Among them are advocates of clean or "fair" elections. Rep. John Larson (D-Conn.), author of the Fair Elections Now Act, wrote in an Thursday op-ed for Roll Call that the Supreme Court decision proves that publicly-financed campaigns are a necessity.

"FENA was written well before this Supreme Court decision but has become even more important in the wake of it," wrote Larson. "It would give all candidates for Congress the option of taking part in a public financing system once they meet certain criteria of viability, taking the corrosive influence of big money out of politics and letting elected officials get back to the real business of governing."

The message, apparently, is catching on. David Donnelly, National Campaigns Director of the Public Campaign Action Fund, said that, on Monday his organization briefed 71 members' offices on the public financing bill during a packed conference on the Hill. "We had to turn some offices away," he said. Of the 71 offices that showed up, more than half had not yet signed on to the bill, which so far has 128 cosponsors, including three Republicans.

"If Congress doesn't also take a look at how much time they are going to have to spend fundraising from the very same wealthy interests who are pouring money into campaigns, then they are missing the boat," he told HuffPost.

FENA's biggest obstacle is the Senate. A source working on legislation in the upper chamber said the appetite simply isn't there to get a public-financing bill passed. Moreover, there is already a major lobbying push to ensure that foreign companies who do have a strong domestic presence aren't adversely affected by congressional action. "The Hall bill," explained one lobbyist working on the issue, "would redefine what a foreign corporation is. Any company with five percent or more of their shareholders as foreign nationals would face prohibition. That could affect almost every major publicly traded company."

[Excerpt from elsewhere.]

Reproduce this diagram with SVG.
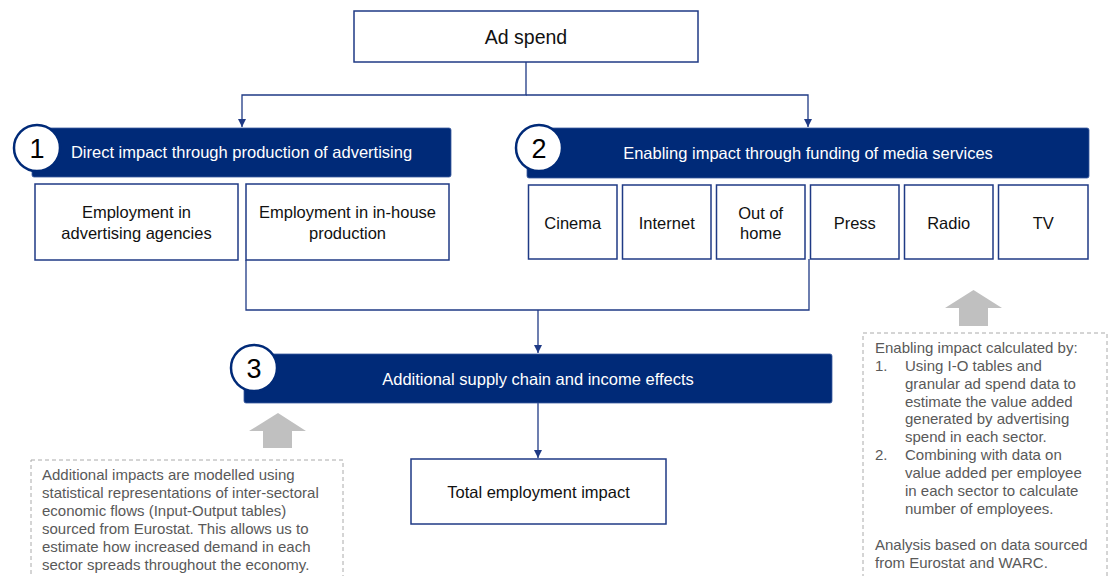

Nevertheless, the president clearly thinks the time is ripe to make political progress on the good government front. In his State of the Union address, Obama went even further than the issues raised in the Citizens United case and called on Congress to put limits on what lobbyists can give to candidates, to require lobbyists to disclose every government contact they make on behalf of a client and to give full disclosure of all earmark requests.

When asked by Roll Call, Van Hollen declined to say whether he will include new lobbyist disclosure requirements in his bill.